The stage is set – guitar cases, instrument stands and a sheepskin jacket casually draped on a chair. Jack sits at the side of the hall reading ‘101 whiskies to try before you die’. Just as well it’s not ‘101 whiskies to drink before you go on stage’. After Woody’s statutory two-song warm-up, we’re straight into it – The Lancashire Liar, an obvious opener for a proud Holmfirth, Yorkshire man who immediately reminds us that he has hightailed it to Baston down the A1, one of his favourite roads. Nothing like mentioning a road to get the audience on your side. This is immediately followed by the acapella Down by the Derwent Side, sung with feeling and clearness. Two songs in and we’re putty in Jack’s hands!

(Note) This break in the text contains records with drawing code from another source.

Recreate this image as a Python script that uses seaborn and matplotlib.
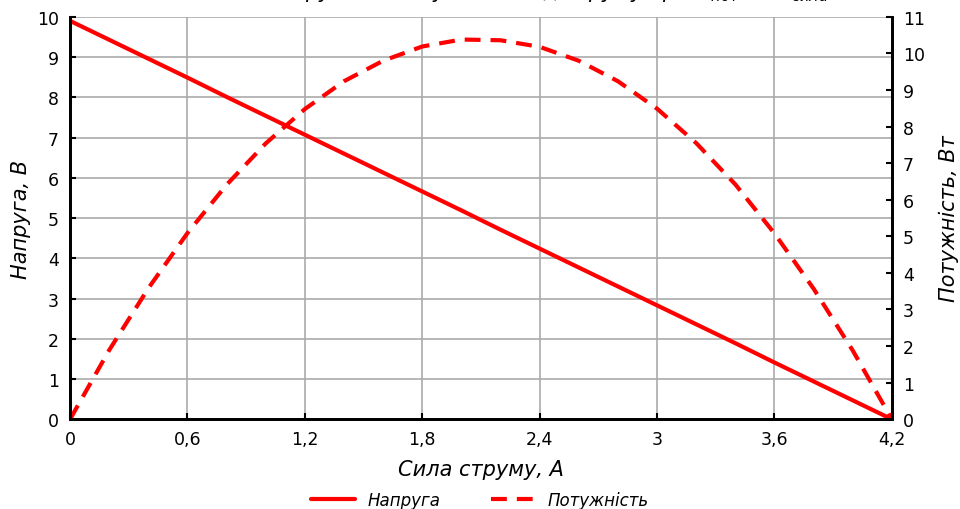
import matplotlib

matplotlib.use("Agg")
import matplotlib.pyplot as plt
import pandas as pd
import seaborn as sns

# data
current = [0.0, 0.2, 0.4, 0.6, 0.8, 1.0, 1.2, 1.4, 1.6, 1.8, 2.0,
           2.2, 2.4, 2.6, 2.8, 3.0, 3.2, 3.4, 3.6, 3.8, 4.0, 4.2]
voltage = [9.9, 9.43, 8.96, 8.49, 8.01, 7.54, 7.07, 6.6, 6.13, 5.66, 5.19,
           4.71, 4.24, 3.77, 3.3, 2.83, 2.36, 1.89, 1.41, 0.94, 0.47, 0.0]
power = [0.0, 1.89, 3.58, 5.09, 6.41, 7.54, 8.48, 9.24, 9.8, 10.19, 10.38,
         10.36, 10.18, 9.8, 9.24, 8.49, 7.55, 6.42, 5.08, 3.57, 1.88, 0.0]

x_ticks = [0, 0.6, 1.2, 1.8, 2.4, 3.0, 3.6, 4.2]
x_tick_labels = ["0", "0,6", "1,2", "1,8", "2,4", "3", "3,6", "4,2"]
left_ticks = list(range(0, 11))
right_ticks = list(range(0, 12))

df = pd.DataFrame({"I": current, "U": voltage, "P": power})

sns.set_theme(style="white")
plt.rcParams["font.family"] = ["Liberation Sans Narrow", "DejaVu Sans"]
plt.rcParams["text.color"] = "black"
plt.rcParams["axes.labelcolor"] = "black"
plt.rcParams["xtick.color"] = "black"
plt.rcParams["ytick.color"] = "black"

fig, ax = plt.subplots(figsize=(9.6, 5.1), dpi=100)
fig.subplots_adjust(left=0.073, right=0.929, bottom=0.176, top=0.965)
ax2 = ax.twinx()

sns.lineplot(data=df, x="I", y="U", ax=ax, color="#ff0000", lw=3, label="Напруга")
sns.lineplot(data=df, x="I", y="P", ax=ax2, color="#ff0000", lw=3,
             label="Потужність", dashes=False)
ax2.lines[0].set_dashes((3.8, 2.4))

ax.set_xlim(0, 4.2)
ax.set_ylim(0, 10)
ax2.set_ylim(0, 11)
ax.set_xticks(x_ticks)
ax.set_xticklabels(x_tick_labels)
ax.set_yticks(left_ticks)
ax2.set_yticks(right_ticks)

ax.grid(True, color="#aaaaaa", lw=1.2)
ax.set_axisbelow(True)
ax2.grid(False)

for a in (ax, ax2):
    a.tick_params(direction="in", length=4, width=1.5, color="black",
                  labelsize=12.5, pad=8, labelcolor="black")
    for side in ("left", "bottom", "right"):
        a.spines[side].set_visible(True)
        a.spines[side].set_color("black")
        a.spines[side].set_linewidth(2)
    a.spines["top"].set_visible(False)
ax.tick_params(axis="y", left=True, right=False)
ax.tick_params(axis="x", bottom=True)
ax2.tick_params(axis="y", right=True, left=False)

ax.set_xlabel("Сила струму, А", fontsize=15, style="italic", labelpad=8, color="black")
ax.set_ylabel("Напруга, В", fontsize=15, style="italic", labelpad=4, color="black")
ax2.set_ylabel("Потужність, Вт", fontsize=15, style="italic", labelpad=10, color="black")

h1, l1 = ax.get_legend_handles_labels()
h2, l2 = ax2.get_legend_handles_labels()
ax.get_legend().remove()
ax2.get_legend().remove()
fig.legend(h1 + h2, l1 + l2, loc="lower center", ncol=2, frameon=False,
           bbox_to_anchor=(0.5, -0.03), prop={"size": 12, "style": "italic"},
           handlelength=2.6, columnspacing=3, labelcolor="black")

# title cut off at the top edge of the original image
fig.text(0.5, 1.004, "Залежність напруги та потужності від струму при R$_{пот}$ та R$_{сила}$",
         ha="center", va="baseline", fontsize=15, style="italic", color="black")

fig.savefig("out.png", dpi=100)
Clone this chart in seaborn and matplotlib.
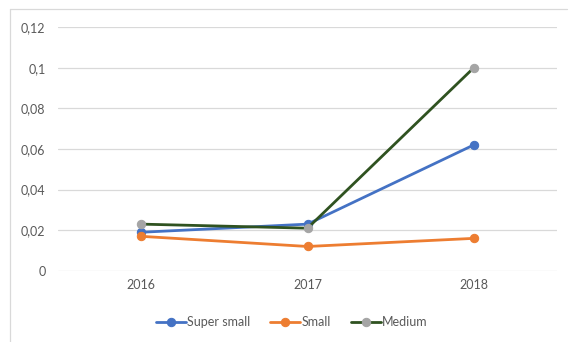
import matplotlib
matplotlib.use("Agg")
import matplotlib.pyplot as plt
import seaborn as sns
import pandas as pd
from matplotlib.lines import Line2D

years = ["2016", "2017", "2018"]
super_small = [0.019, 0.023, 0.062]
small = [0.017, 0.012, 0.016]
medium = [0.023, 0.021, 0.100]
yticks = [0, 0.02, 0.04, 0.06, 0.08, 0.10, 0.12]
ytick_labels = ["0", "0,02", "0,04", "0,06", "0,08", "0,1", "0,12"]

sns.set_theme(style="white")
plt.rcParams['font.family'] = ['Lato', 'DejaVu Sans']
text_color = "#595959"

fig = plt.figure(figsize=(5.69, 3.42), dpi=100)
ax = fig.add_axes([0.102, 0.208, 0.877, 0.713])

series = [
    ("Super small", super_small, "#4472C4", "#4472C4"),
    ("Small", small, "#ED7D31", "#ED7D31"),
    ("Medium", medium, "#2F5220", "#A5A5A5"),
]

for name, vals, lc, mc in series:
    df = pd.DataFrame({"x": range(len(years)), "y": vals})
    sns.lineplot(data=df, x="x", y="y", ax=ax, color=lc, linewidth=2.0,
                 marker="o", markersize=6, markerfacecolor=mc,
                 markeredgecolor=mc, label=name, legend=False)

ax.set_xlim(-0.5, 2.5)
ax.set_ylim(0, 0.12)
ax.set_xticks(range(len(years)))
ax.set_xticklabels(years)
ax.set_yticks(yticks)
ax.set_yticklabels(ytick_labels)
ax.set_xlabel("")
ax.set_ylabel("")
ax.tick_params(axis="both", length=0, labelsize=9, colors=text_color)
ax.tick_params(axis="y", pad=9)
ax.tick_params(axis="x", pad=6)
ax.grid(axis="y", color="#D9D9D9", linewidth=0.9)
ax.set_axisbelow(True)
for s in ax.spines.values():
    s.set_visible(False)

handles, labels = ax.get_legend_handles_labels()
leg = fig.legend(handles, labels, loc="center", bbox_to_anchor=(0.513, 0.058),
                 ncol=3, frameon=False, fontsize=9, handlelength=2.4,
                 handletextpad=0.1, columnspacing=1.6)
for t in leg.get_texts():
    t.set_color(text_color)

# chart frame (left and top edges)
fig.add_artist(Line2D([10/569, 10/569], [0, 1 - 9/342], transform=fig.transFigure,
                      color="#D9D9D9", linewidth=0.9))
fig.add_artist(Line2D([10/569, 567/569], [1 - 9/342, 1 - 9/342], transform=fig.transFigure,
                      color="#D9D9D9", linewidth=0.9))

fig.savefig("out.png", dpi=100, facecolor="white")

Jack plays three instruments, guitar (a very nice Gibson), bouzouki (described by Jack as ‘wonky’) and voice. I deliberately include the voice in this list because it deserves recognition as an instrument in its own right, such is its clarity and strength. His playing style is as light and fresh as a rippling Yorkshire stream.

It’s not long before this Yorkshire lad with checked shirt and trucker’s cap veers off into the country sound of Bakersfield and delivers an accomplished version of Dwight Yoakam’s It Won’t Hurt. Jack’s not afraid to sing something a little leftfield, as he does later with Fourteen Corners’ Small Northern Town and Peter Gabriel’s Solsbury Hill. He also gives full credit to those who have influenced him over the years, The Watersons and Nic Jones, the latter so tragically injured just a few miles away from here at Whittlesey in 1982. He also sings songs with intriguing and evocative titles and words, Young Susan on Board of a Man-Of-War, The Banks of Sweet Dundee and the Dalesman’s Litany – “From Hell, Hull and Halifax, may the Lord deliver me”.

To my ear Jack is at his strongest when he sings grand, sweeping ballads such as Fair Janet & Young James and Ammon Wrigley’s The Hills of Longendale. As Jack himself notes, they could easily be used as the basis for Hollywood epics – come on Coen Brothers, now’s your chance!

Jack is currently crisscrossing the country and is soon to hurtle southerly to Somerset, South Wales, Staffordshire and South London. No doubt many new roads will be featured as part of Jack’s stage patter.

I heartily recommend Jack’s excellent 2019 album, Gold of Scar & Shale, whose cover features Jack looking straight ahead at the viewer, beaming broadly. The image of Jack is just like the man and his music – open, warm, straightforward, uncomplicated and very high quality!